What to work on -
Omit all images. Transcribe the rest of the material below exactly.

Stored data -
· · · · · · ·

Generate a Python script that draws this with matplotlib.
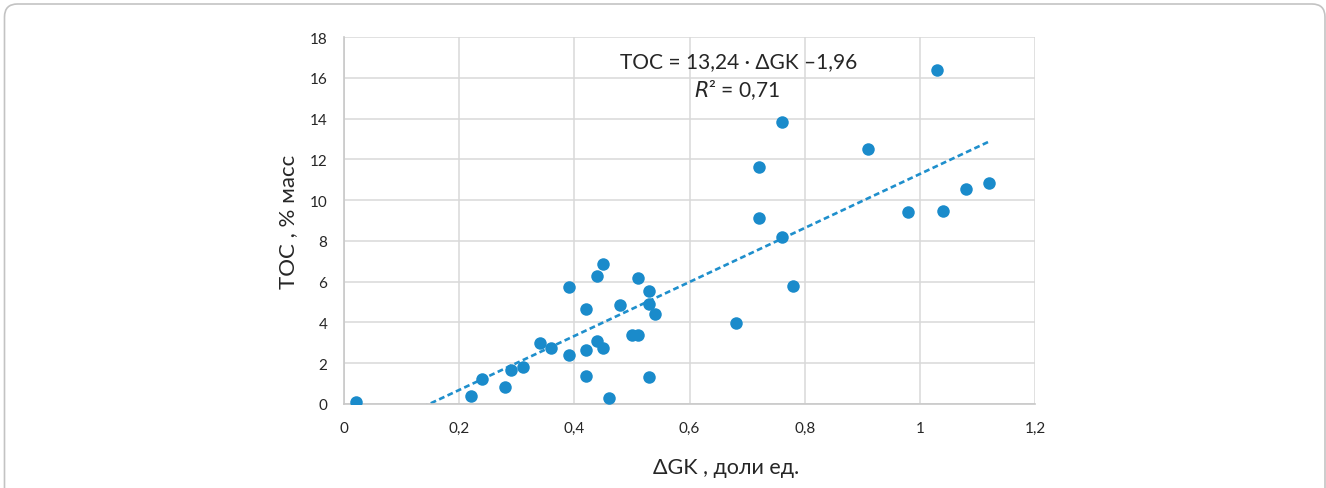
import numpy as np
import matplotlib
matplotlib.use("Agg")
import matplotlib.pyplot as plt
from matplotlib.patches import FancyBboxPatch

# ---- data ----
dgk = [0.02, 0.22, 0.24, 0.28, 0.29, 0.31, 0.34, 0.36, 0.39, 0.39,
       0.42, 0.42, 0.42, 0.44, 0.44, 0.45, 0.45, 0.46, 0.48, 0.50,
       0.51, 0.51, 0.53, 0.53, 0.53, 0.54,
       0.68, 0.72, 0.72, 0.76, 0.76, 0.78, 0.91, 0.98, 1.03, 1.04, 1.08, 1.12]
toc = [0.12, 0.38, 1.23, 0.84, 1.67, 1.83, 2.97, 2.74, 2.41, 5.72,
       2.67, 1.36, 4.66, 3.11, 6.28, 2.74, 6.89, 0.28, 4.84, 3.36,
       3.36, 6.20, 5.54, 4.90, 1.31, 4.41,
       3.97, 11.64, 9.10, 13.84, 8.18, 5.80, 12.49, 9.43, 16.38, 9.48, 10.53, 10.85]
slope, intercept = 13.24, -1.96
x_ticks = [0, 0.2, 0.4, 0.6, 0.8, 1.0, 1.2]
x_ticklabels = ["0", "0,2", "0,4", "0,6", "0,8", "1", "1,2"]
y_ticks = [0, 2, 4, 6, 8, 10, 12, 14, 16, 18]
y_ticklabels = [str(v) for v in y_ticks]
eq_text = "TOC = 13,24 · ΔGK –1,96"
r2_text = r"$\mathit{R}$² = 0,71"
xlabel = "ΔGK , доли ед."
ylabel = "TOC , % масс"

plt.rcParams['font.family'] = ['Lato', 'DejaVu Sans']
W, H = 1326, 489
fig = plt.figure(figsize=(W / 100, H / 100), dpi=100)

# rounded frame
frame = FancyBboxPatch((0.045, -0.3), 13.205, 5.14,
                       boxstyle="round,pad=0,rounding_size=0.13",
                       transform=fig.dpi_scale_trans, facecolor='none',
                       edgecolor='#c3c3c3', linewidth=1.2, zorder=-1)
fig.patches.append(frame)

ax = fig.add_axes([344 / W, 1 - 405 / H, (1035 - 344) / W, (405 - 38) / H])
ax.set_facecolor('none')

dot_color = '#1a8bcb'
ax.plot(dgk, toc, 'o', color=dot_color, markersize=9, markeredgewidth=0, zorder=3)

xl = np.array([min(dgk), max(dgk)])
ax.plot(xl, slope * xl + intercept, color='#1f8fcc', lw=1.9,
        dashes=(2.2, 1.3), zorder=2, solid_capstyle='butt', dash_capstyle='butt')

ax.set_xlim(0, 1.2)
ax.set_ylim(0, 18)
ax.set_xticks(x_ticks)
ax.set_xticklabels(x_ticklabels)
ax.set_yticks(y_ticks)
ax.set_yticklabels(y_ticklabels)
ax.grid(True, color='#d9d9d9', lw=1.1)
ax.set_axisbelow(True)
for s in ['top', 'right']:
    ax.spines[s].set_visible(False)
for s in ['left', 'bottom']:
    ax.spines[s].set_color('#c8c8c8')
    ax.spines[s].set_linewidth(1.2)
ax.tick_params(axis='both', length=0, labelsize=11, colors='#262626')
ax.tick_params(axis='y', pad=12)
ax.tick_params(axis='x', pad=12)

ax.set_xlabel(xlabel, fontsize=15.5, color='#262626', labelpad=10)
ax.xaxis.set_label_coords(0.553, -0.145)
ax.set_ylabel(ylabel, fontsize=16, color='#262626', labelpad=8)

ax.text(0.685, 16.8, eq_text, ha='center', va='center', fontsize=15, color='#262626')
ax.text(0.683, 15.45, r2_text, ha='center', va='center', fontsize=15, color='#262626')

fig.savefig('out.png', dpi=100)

· · · · · · ·

Complete output -
Generate a Python script that draws this with matplotlib.
import numpy as np
import matplotlib
matplotlib.use("Agg")
import matplotlib.pyplot as plt
from matplotlib.patches import FancyBboxPatch

# ---- data ----
dgk = [0.02, 0.22, 0.24, 0.28, 0.29, 0.31, 0.34, 0.36, 0.39, 0.39,
       0.42, 0.42, 0.42, 0.44, 0.44, 0.45, 0.45, 0.46, 0.48, 0.50,
       0.51, 0.51, 0.53, 0.53, 0.53, 0.54,
       0.68, 0.72, 0.72, 0.76, 0.76, 0.78, 0.91, 0.98, 1.03, 1.04, 1.08, 1.12]
toc = [0.12, 0.38, 1.23, 0.84, 1.67, 1.83, 2.97, 2.74, 2.41, 5.72,
       2.67, 1.36, 4.66, 3.11, 6.28, 2.74, 6.89, 0.28, 4.84, 3.36,
       3.36, 6.20, 5.54, 4.90, 1.31, 4.41,
       3.97, 11.64, 9.10, 13.84, 8.18, 5.80, 12.49, 9.43, 16.38, 9.48, 10.53, 10.85]
slope, intercept = 13.24, -1.96
x_ticks = [0, 0.2, 0.4, 0.6, 0.8, 1.0, 1.2]
x_ticklabels = ["0", "0,2", "0,4", "0,6", "0,8", "1", "1,2"]
y_ticks = [0, 2, 4, 6, 8, 10, 12, 14, 16, 18]
y_ticklabels = [str(v) for v in y_ticks]
eq_text = "TOC = 13,24 · ΔGK –1,96"
r2_text = r"$\mathit{R}$² = 0,71"
xlabel = "ΔGK , доли ед."
ylabel = "TOC , % масс"

plt.rcParams['font.family'] = ['Lato', 'DejaVu Sans']
W, H = 1326, 489
fig = plt.figure(figsize=(W / 100, H / 100), dpi=100)

# rounded frame
frame = FancyBboxPatch((0.045, -0.3), 13.205, 5.14,
                       boxstyle="round,pad=0,rounding_size=0.13",
                       transform=fig.dpi_scale_trans, facecolor='none',
                       edgecolor='#c3c3c3', linewidth=1.2, zorder=-1)
fig.patches.append(frame)

ax = fig.add_axes([344 / W, 1 - 405 / H, (1035 - 344) / W, (405 - 38) / H])
ax.set_facecolor('none')

dot_color = '#1a8bcb'
ax.plot(dgk, toc, 'o', color=dot_color, markersize=9, markeredgewidth=0, zorder=3)

xl = np.array([min(dgk), max(dgk)])
ax.plot(xl, slope * xl + intercept, color='#1f8fcc', lw=1.9,
        dashes=(2.2, 1.3), zorder=2, solid_capstyle='butt', dash_capstyle='butt')

ax.set_xlim(0, 1.2)
ax.set_ylim(0, 18)
ax.set_xticks(x_ticks)
ax.set_xticklabels(x_ticklabels)
ax.set_yticks(y_ticks)
ax.set_yticklabels(y_ticklabels)
ax.grid(True, color='#d9d9d9', lw=1.1)
ax.set_axisbelow(True)
for s in ['top', 'right']:
    ax.spines[s].set_visible(False)
for s in ['left', 'bottom']:
    ax.spines[s].set_color('#c8c8c8')
    ax.spines[s].set_linewidth(1.2)
ax.tick_params(axis='both', length=0, labelsize=11, colors='#262626')
ax.tick_params(axis='y', pad=12)
ax.tick_params(axis='x', pad=12)

ax.set_xlabel(xlabel, fontsize=15.5, color='#262626', labelpad=10)
ax.xaxis.set_label_coords(0.553, -0.145)
ax.set_ylabel(ylabel, fontsize=16, color='#262626', labelpad=8)

ax.text(0.685, 16.8, eq_text, ha='center', va='center', fontsize=15, color='#262626')
ax.text(0.683, 15.45, r2_text, ha='center', va='center', fontsize=15, color='#262626')

fig.savefig('out.png', dpi=100)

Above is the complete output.